As a pleasant by-product of this pains-taking process I also cut out all of the black / blank and unexposed areas of your film so you do not have to sit through even 1 second of black waiting for the film to restart.
The processes I undertake to get your archive on screen are extremely time consuming. The cinefilm has to be repaired whilst being run onto large reels then it is comprehensively cleaned before it is digitized in the manner described above and then carefully edited together. All of this takes an incredible amount of time to do properly. Every minute spent on these processes is worth it as it gives your archive the best chance to shine on screen. If any one of these four processes is skimped on or missed completely then this minimizes the chance of a favourable outcome. I do not skimp and I will not skimp on the time given to your, or anybody else's, films.

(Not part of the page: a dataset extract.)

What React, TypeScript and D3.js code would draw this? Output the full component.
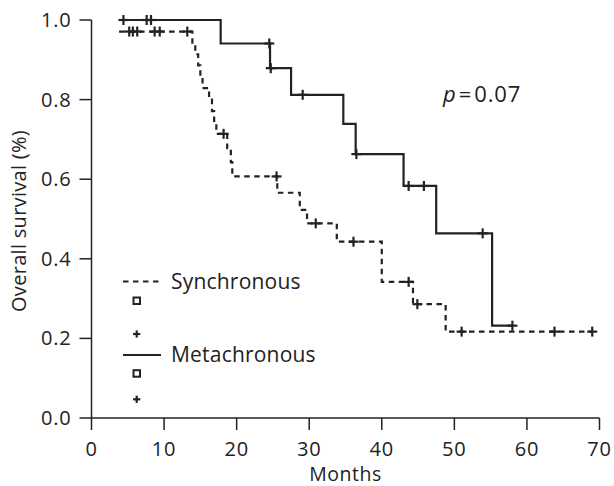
import React from "react";
import * as d3 from "d3";

// ---- Data ----
const syncTimes = [3.8, 13.9, 14.3, 14.7, 15.0, 15.3, 16.2, 16.6, 16.9, 17.2, 18.7, 19.2, 19.4, 25.6, 28.7, 29.7, 33.8, 40.0, 44.3, 48.8];
const syncSurv = [0.971, 0.943, 0.914, 0.886, 0.857, 0.829, 0.8, 0.771, 0.743, 0.714, 0.678, 0.643, 0.607, 0.566, 0.523, 0.489, 0.443, 0.342, 0.286, 0.217];
const syncEnd = 69.0;
const syncCensor = [5.2, 5.7, 6.3, 8.7, 9.4, 13.2, 18.2, 25.5, 30.9, 36.1, 43.7, 44.9, 51.0, 63.8, 69.0];

const metaTimes = [3.9, 17.8, 24.6, 27.5, 34.7, 36.4, 43.0, 47.5, 55.2];
const metaSurv = [1.0, 0.941, 0.879, 0.812, 0.739, 0.663, 0.583, 0.464, 0.232];
const metaEnd = 58.0;
const metaCensor = [4.4, 7.6, 8.2, 24.5, 24.7, 29.1, 36.5, 43.7, 45.8, 53.9, 58.0];

const xTicks = [0, 10, 20, 30, 40, 50, 60, 70];
const yTicks = [0, 0.2, 0.4, 0.6, 0.8, 1.0];
const seriesNames = ["Synchronous", "Metachronous"];
const xLabel = "Months";
const yLabel = "Overall survival (%)";
const pLabel = "0.07";

const W = 614;
const H = 486;
const INK = "#222";
const FONT = "'Open Sans', 'Noto Sans', sans-serif";

function stepPoints(times: number[], surv: number[], end: number): [number, number][] {
  const pts: [number, number][] = times.map((t, i) => [t, surv[i]]);
  pts.push([end, surv[surv.length - 1]]);
  return pts;
}

function survAt(times: number[], surv: number[], t: number) {
  let s = surv[0];
  for (let i = 0; i < times.length; i++) if (times[i] <= t) s = surv[i];
  return s;
}

export default function App() {
  const x = d3.scaleLinear().domain([0, 70]).range([91.5, 599.5]);
  const y = d3.scaleLinear().domain([0, 1]).range([418, 20]);
  const line = d3
    .line<[number, number]>()
    .x((d) => x(d[0]))
    .y((d) => y(d[1]))
    .curve(d3.curveStepAfter);

  const syncPath = line(stepPoints(syncTimes, syncSurv, syncEnd)) || "";
  const metaPath = line(stepPoints(metaTimes, metaSurv, metaEnd)) || "";

  const cross = (cx: number, cy: number, r: number, key: string, sw = 2.2) => (
    <g key={key} stroke={INK} strokeWidth={sw}>
      <line x1={cx - r} x2={cx + r} y1={cy} y2={cy} />
      <line x1={cx} x2={cx} y1={cy - r} y2={cy + r} />
    </g>
  );

  const tickLen = 12;
  const fs = 20;
  const ls = 0.8;

  return (
    <svg
      width={W}
      height={H}
      style={{ position: "absolute", left: 0, top: 0, background: "#fff" }}
      fontFamily={FONT}
    >
      <rect x={0} y={0} width={W} height={H} fill="#fff" />
      {/* axes */}
      <line x1={x(0)} x2={x(0)} y1={y(1)} y2={y(0)} stroke={INK} strokeWidth={1.5} />
      <line x1={x(0)} x2={x(70)} y1={y(0)} y2={y(0)} stroke={INK} strokeWidth={1.5} />
      {yTicks.map((t) => (
        <g key={"y" + t}>
          <line x1={x(0) - tickLen} x2={x(0)} y1={y(t)} y2={y(t)} stroke={INK} strokeWidth={1.5} />
          <text x={x(0) - tickLen - 8} y={y(t)} dy="0.35em" textAnchor="end" fontSize={fs} letterSpacing={ls} fill={INK}>
            {t.toFixed(1)}
          </text>
        </g>
      ))}
      {xTicks.map((t) => (
        <g key={"x" + t}>
          <line x1={x(t)} x2={x(t)} y1={y(0)} y2={y(0) + tickLen} stroke={INK} strokeWidth={1.5} />
          <text x={x(t)} y={455.5} textAnchor="middle" fontSize={fs} letterSpacing={ls} fill={INK}>
            {t}
          </text>
        </g>
      ))}
      <text x={(x(0) + x(70)) / 2} y={481} textAnchor="middle" fontSize={19.5} letterSpacing={0.5} fill={INK}>
        {xLabel}
      </text>
      <text
        transform={`translate(26, ${(y(0) + y(1)) / 2 + 2}) rotate(-90)`}
        textAnchor="middle"
        fontSize={fs}
        letterSpacing={0.3}
        fill={INK}
      >
        {yLabel}
      </text>

      {/* curves */}
      <path d={syncPath} fill="none" stroke={INK} strokeWidth={2.2} strokeDasharray="5.5,4.5" />
      <path d={metaPath} fill="none" stroke={INK} strokeWidth={2.2} />
      {syncCensor.map((t, i) => cross(x(t), y(survAt(syncTimes, syncSurv, t)), 5, "sc" + i))}
      {metaCensor.map((t, i) => cross(x(t), y(survAt(metaTimes, metaSurv, t)), 5, "mc" + i))}

      {/* p value */}
      <text x={443} y={102} fontSize={22} fill={INK}>
        <tspan fontStyle="italic">p</tspan>
        <tspan dx={3}>=</tspan>
        <tspan dx={3} letterSpacing={0.8}>{pLabel}</tspan>
      </text>

      {/* legend */}
      <line x1={123} x2={161} y1={281.5} y2={281.5} stroke={INK} strokeWidth={2.2} strokeDasharray="5.5,4.5" />
      <text x={171} y={281.5} dy="0.35em" fontSize={21} letterSpacing={0.2} fill={INK}>
        {seriesNames[0]}
      </text>
      <rect x={133.5} y={297.5} width={6.5} height={6.5} fill="none" stroke={INK} strokeWidth={2} />
      {cross(136.7, 334, 3.6, "lc1", 2.2)}
      <line x1={123} x2={161} y1={355} y2={355} stroke={INK} strokeWidth={2.2} />
      <text x={171} y={355} dy="0.35em" fontSize={21} letterSpacing={0.2} fill={INK}>
        {seriesNames[1]}
      </text>
      <rect x={133.5} y={370.2} width={6.5} height={6.5} fill="none" stroke={INK} strokeWidth={2} />
      {cross(136.7, 399.3, 3.6, "lc2", 2.2)}
    </svg>
  );
}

Having said that I will always try to hit a deadline if there is a special event that you need a partcular piece of work for. I get a lot of archives that are needed for a very special anniversary or birthday or sadly in some cases where family illness is involved. I will always strive to meet deadlines. In certain circumstances I reserve the right to have up to a 25% surcharge if the deadline is very short to cover nightwork but this would only be in exceptional circumstances. What I won't do is rush film through. Even if the deadline is short I will still give every frame my undivided attention.
Indeed, my accountant has said that I could employ several people to double turnover. I believe this would only lead to a drop in quality. I am passionate about cinefilm. It really matters to me that you get the best possible outcome to your precious archive. I have NO experience of human resources, health & safety, accountancy and all of the things that go with employment particularly when I work from my home studio. All of these things mean I would have to take my eye off the ball regarding the transfer of archives. Until I can guarantee that anybody I might employ would have exactly the same passion as I do for the perfect transfer then I will stay doing what I do on my own.
Every cinefilm, video or photograph I digitize is irreplaceable, invaluable and private to it's owner. So every archive, whether small or large, is treated with the same respect and discretion. Only I do the work here so nobody else will ever see any part of your archive. I would usually keep copies of a customer's archive on my system for 12 months for cinefilm or 6 months for video and photographs. However, if you wish, I will erase any copies on my system as soon as you confirm safe arrival with you. Whatever your film is, if the film is meant for broadcast, publication or long term (museum) storage or family based footage or of a private and personal nature I will never use, publish or show anyone any of your footage. Total discretion and privacy is absolutely assured.
My logistical system has been built up over 16 years so there is absolutely no chance of cross contamination of archives. Your archive is perfectly safe here at savethosememories.co.uk.